**GIVEN PROBLEM**
Extract the data exactly, missing nothing.

* Begin INFORMATION SHOWN *

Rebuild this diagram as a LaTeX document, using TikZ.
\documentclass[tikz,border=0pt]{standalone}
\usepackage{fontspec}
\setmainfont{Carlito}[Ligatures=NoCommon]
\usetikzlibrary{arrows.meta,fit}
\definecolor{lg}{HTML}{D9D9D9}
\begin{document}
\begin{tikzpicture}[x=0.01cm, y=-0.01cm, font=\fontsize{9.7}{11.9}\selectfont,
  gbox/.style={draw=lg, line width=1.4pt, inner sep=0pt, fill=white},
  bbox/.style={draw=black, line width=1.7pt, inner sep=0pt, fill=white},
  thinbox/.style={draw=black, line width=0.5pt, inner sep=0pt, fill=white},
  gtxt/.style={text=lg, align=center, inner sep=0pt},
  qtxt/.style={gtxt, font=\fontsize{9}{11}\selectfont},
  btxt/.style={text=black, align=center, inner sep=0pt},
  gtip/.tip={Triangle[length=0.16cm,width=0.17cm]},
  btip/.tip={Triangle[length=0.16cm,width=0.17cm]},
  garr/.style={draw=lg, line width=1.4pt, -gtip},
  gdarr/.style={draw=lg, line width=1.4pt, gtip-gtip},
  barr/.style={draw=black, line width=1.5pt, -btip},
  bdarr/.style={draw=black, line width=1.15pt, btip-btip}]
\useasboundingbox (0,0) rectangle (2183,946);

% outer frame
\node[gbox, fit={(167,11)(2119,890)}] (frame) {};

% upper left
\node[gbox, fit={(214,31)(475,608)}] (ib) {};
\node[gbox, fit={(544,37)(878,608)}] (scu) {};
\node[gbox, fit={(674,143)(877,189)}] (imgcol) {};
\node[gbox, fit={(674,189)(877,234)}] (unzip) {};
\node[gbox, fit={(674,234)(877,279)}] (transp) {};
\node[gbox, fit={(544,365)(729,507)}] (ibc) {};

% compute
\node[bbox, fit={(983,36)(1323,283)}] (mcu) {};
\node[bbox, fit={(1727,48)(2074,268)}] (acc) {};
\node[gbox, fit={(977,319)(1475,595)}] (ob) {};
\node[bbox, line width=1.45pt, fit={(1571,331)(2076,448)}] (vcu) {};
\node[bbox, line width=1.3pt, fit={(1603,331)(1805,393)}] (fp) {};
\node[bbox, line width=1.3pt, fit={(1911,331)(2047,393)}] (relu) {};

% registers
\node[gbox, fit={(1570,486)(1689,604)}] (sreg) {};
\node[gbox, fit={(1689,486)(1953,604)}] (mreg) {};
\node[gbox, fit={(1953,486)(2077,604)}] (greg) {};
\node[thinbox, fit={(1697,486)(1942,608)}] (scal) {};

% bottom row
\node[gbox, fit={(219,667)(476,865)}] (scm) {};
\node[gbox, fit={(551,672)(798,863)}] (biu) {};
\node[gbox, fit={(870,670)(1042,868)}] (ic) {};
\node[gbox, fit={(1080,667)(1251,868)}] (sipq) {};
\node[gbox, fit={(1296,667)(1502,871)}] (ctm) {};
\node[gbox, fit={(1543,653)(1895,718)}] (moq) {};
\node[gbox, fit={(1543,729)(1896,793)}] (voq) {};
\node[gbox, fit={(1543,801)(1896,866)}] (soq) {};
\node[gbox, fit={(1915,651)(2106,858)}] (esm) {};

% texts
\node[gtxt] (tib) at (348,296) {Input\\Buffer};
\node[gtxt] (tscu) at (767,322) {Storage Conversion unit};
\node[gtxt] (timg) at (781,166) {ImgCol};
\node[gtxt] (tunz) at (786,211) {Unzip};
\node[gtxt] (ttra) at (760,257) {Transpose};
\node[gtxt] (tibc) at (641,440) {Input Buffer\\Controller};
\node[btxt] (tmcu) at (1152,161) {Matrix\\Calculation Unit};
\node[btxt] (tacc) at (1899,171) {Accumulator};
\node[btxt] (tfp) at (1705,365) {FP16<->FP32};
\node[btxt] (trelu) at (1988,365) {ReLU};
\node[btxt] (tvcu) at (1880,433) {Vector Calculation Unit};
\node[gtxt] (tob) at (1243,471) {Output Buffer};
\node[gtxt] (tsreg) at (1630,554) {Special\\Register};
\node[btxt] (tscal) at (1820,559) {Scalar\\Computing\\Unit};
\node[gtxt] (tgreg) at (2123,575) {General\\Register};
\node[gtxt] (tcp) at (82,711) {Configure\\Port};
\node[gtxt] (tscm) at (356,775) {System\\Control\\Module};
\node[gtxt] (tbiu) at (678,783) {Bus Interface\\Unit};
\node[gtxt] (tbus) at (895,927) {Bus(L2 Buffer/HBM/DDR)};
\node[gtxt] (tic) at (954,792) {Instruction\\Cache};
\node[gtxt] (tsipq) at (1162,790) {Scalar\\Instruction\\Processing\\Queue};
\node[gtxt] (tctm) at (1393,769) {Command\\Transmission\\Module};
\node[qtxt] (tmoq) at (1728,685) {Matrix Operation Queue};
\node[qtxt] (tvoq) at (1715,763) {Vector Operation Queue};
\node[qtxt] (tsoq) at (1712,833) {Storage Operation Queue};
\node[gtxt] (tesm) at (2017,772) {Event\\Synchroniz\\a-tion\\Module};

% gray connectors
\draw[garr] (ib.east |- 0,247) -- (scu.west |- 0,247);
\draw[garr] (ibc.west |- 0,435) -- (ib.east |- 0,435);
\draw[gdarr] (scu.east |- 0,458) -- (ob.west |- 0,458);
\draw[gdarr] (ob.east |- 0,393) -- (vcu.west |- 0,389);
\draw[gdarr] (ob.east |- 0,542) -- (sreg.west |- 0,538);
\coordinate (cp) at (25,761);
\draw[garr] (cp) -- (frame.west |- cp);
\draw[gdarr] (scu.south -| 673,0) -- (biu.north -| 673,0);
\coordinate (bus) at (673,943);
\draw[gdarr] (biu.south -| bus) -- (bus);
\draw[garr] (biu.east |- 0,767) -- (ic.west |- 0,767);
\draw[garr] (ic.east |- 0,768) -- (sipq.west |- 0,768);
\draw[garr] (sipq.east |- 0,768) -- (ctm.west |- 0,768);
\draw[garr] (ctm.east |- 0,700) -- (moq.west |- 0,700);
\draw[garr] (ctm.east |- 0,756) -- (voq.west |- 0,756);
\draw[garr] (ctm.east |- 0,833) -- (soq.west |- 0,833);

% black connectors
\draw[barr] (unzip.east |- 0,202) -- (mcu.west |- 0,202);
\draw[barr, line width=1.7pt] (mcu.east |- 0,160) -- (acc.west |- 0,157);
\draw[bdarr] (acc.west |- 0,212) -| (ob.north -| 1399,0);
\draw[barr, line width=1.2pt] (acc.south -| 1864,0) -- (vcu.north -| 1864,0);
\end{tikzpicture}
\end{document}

* End INFORMATION SHOWN *

**EXPECTED ANSWER**
Rebuild this diagram as a LaTeX document, using TikZ.
\documentclass[tikz,border=0pt]{standalone}
\usepackage{fontspec}
\setmainfont{Carlito}[Ligatures=NoCommon]
\usetikzlibrary{arrows.meta,fit}
\definecolor{lg}{HTML}{D9D9D9}
\begin{document}
\begin{tikzpicture}[x=0.01cm, y=-0.01cm, font=\fontsize{9.7}{11.9}\selectfont,
  gbox/.style={draw=lg, line width=1.4pt, inner sep=0pt, fill=white},
  bbox/.style={draw=black, line width=1.7pt, inner sep=0pt, fill=white},
  thinbox/.style={draw=black, line width=0.5pt, inner sep=0pt, fill=white},
  gtxt/.style={text=lg, align=center, inner sep=0pt},
  qtxt/.style={gtxt, font=\fontsize{9}{11}\selectfont},
  btxt/.style={text=black, align=center, inner sep=0pt},
  gtip/.tip={Triangle[length=0.16cm,width=0.17cm]},
  btip/.tip={Triangle[length=0.16cm,width=0.17cm]},
  garr/.style={draw=lg, line width=1.4pt, -gtip},
  gdarr/.style={draw=lg, line width=1.4pt, gtip-gtip},
  barr/.style={draw=black, line width=1.5pt, -btip},
  bdarr/.style={draw=black, line width=1.15pt, btip-btip}]
\useasboundingbox (0,0) rectangle (2183,946);

% outer frame
\node[gbox, fit={(167,11)(2119,890)}] (frame) {};

% upper left
\node[gbox, fit={(214,31)(475,608)}] (ib) {};
\node[gbox, fit={(544,37)(878,608)}] (scu) {};
\node[gbox, fit={(674,143)(877,189)}] (imgcol) {};
\node[gbox, fit={(674,189)(877,234)}] (unzip) {};
\node[gbox, fit={(674,234)(877,279)}] (transp) {};
\node[gbox, fit={(544,365)(729,507)}] (ibc) {};

% compute
\node[bbox, fit={(983,36)(1323,283)}] (mcu) {};
\node[bbox, fit={(1727,48)(2074,268)}] (acc) {};
\node[gbox, fit={(977,319)(1475,595)}] (ob) {};
\node[bbox, line width=1.45pt, fit={(1571,331)(2076,448)}] (vcu) {};
\node[bbox, line width=1.3pt, fit={(1603,331)(1805,393)}] (fp) {};
\node[bbox, line width=1.3pt, fit={(1911,331)(2047,393)}] (relu) {};

% registers
\node[gbox, fit={(1570,486)(1689,604)}] (sreg) {};
\node[gbox, fit={(1689,486)(1953,604)}] (mreg) {};
\node[gbox, fit={(1953,486)(2077,604)}] (greg) {};
\node[thinbox, fit={(1697,486)(1942,608)}] (scal) {};

% bottom row
\node[gbox, fit={(219,667)(476,865)}] (scm) {};
\node[gbox, fit={(551,672)(798,863)}] (biu) {};
\node[gbox, fit={(870,670)(1042,868)}] (ic) {};
\node[gbox, fit={(1080,667)(1251,868)}] (sipq) {};
\node[gbox, fit={(1296,667)(1502,871)}] (ctm) {};
\node[gbox, fit={(1543,653)(1895,718)}] (moq) {};
\node[gbox, fit={(1543,729)(1896,793)}] (voq) {};
\node[gbox, fit={(1543,801)(1896,866)}] (soq) {};
\node[gbox, fit={(1915,651)(2106,858)}] (esm) {};

% texts
\node[gtxt] (tib) at (348,296) {Input\\Buffer};
\node[gtxt] (tscu) at (767,322) {Storage Conversion unit};
\node[gtxt] (timg) at (781,166) {ImgCol};
\node[gtxt] (tunz) at (786,211) {Unzip};
\node[gtxt] (ttra) at (760,257) {Transpose};
\node[gtxt] (tibc) at (641,440) {Input Buffer\\Controller};
\node[btxt] (tmcu) at (1152,161) {Matrix\\Calculation Unit};
\node[btxt] (tacc) at (1899,171) {Accumulator};
\node[btxt] (tfp) at (1705,365) {FP16<->FP32};
\node[btxt] (trelu) at (1988,365) {ReLU};
\node[btxt] (tvcu) at (1880,433) {Vector Calculation Unit};
\node[gtxt] (tob) at (1243,471) {Output Buffer};
\node[gtxt] (tsreg) at (1630,554) {Special\\Register};
\node[btxt] (tscal) at (1820,559) {Scalar\\Computing\\Unit};
\node[gtxt] (tgreg) at (2123,575) {General\\Register};
\node[gtxt] (tcp) at (82,711) {Configure\\Port};
\node[gtxt] (tscm) at (356,775) {System\\Control\\Module};
\node[gtxt] (tbiu) at (678,783) {Bus Interface\\Unit};
\node[gtxt] (tbus) at (895,927) {Bus(L2 Buffer/HBM/DDR)};
\node[gtxt] (tic) at (954,792) {Instruction\\Cache};
\node[gtxt] (tsipq) at (1162,790) {Scalar\\Instruction\\Processing\\Queue};
\node[gtxt] (tctm) at (1393,769) {Command\\Transmission\\Module};
\node[qtxt] (tmoq) at (1728,685) {Matrix Operation Queue};
\node[qtxt] (tvoq) at (1715,763) {Vector Operation Queue};
\node[qtxt] (tsoq) at (1712,833) {Storage Operation Queue};
\node[gtxt] (tesm) at (2017,772) {Event\\Synchroniz\\a-tion\\Module};

% gray connectors
\draw[garr] (ib.east |- 0,247) -- (scu.west |- 0,247);
\draw[garr] (ibc.west |- 0,435) -- (ib.east |- 0,435);
\draw[gdarr] (scu.east |- 0,458) -- (ob.west |- 0,458);
\draw[gdarr] (ob.east |- 0,393) -- (vcu.west |- 0,389);
\draw[gdarr] (ob.east |- 0,542) -- (sreg.west |- 0,538);
\coordinate (cp) at (25,761);
\draw[garr] (cp) -- (frame.west |- cp);
\draw[gdarr] (scu.south -| 673,0) -- (biu.north -| 673,0);
\coordinate (bus) at (673,943);
\draw[gdarr] (biu.south -| bus) -- (bus);
\draw[garr] (biu.east |- 0,767) -- (ic.west |- 0,767);
\draw[garr] (ic.east |- 0,768) -- (sipq.west |- 0,768);
\draw[garr] (sipq.east |- 0,768) -- (ctm.west |- 0,768);
\draw[garr] (ctm.east |- 0,700) -- (moq.west |- 0,700);
\draw[garr] (ctm.east |- 0,756) -- (voq.west |- 0,756);
\draw[garr] (ctm.east |- 0,833) -- (soq.west |- 0,833);

% black connectors
\draw[barr] (unzip.east |- 0,202) -- (mcu.west |- 0,202);
\draw[barr, line width=1.7pt] (mcu.east |- 0,160) -- (acc.west |- 0,157);
\draw[bdarr] (acc.west |- 0,212) -| (ob.north -| 1399,0);
\draw[barr, line width=1.2pt] (acc.south -| 1864,0) -- (vcu.north -| 1864,0);
\end{tikzpicture}
\end{document}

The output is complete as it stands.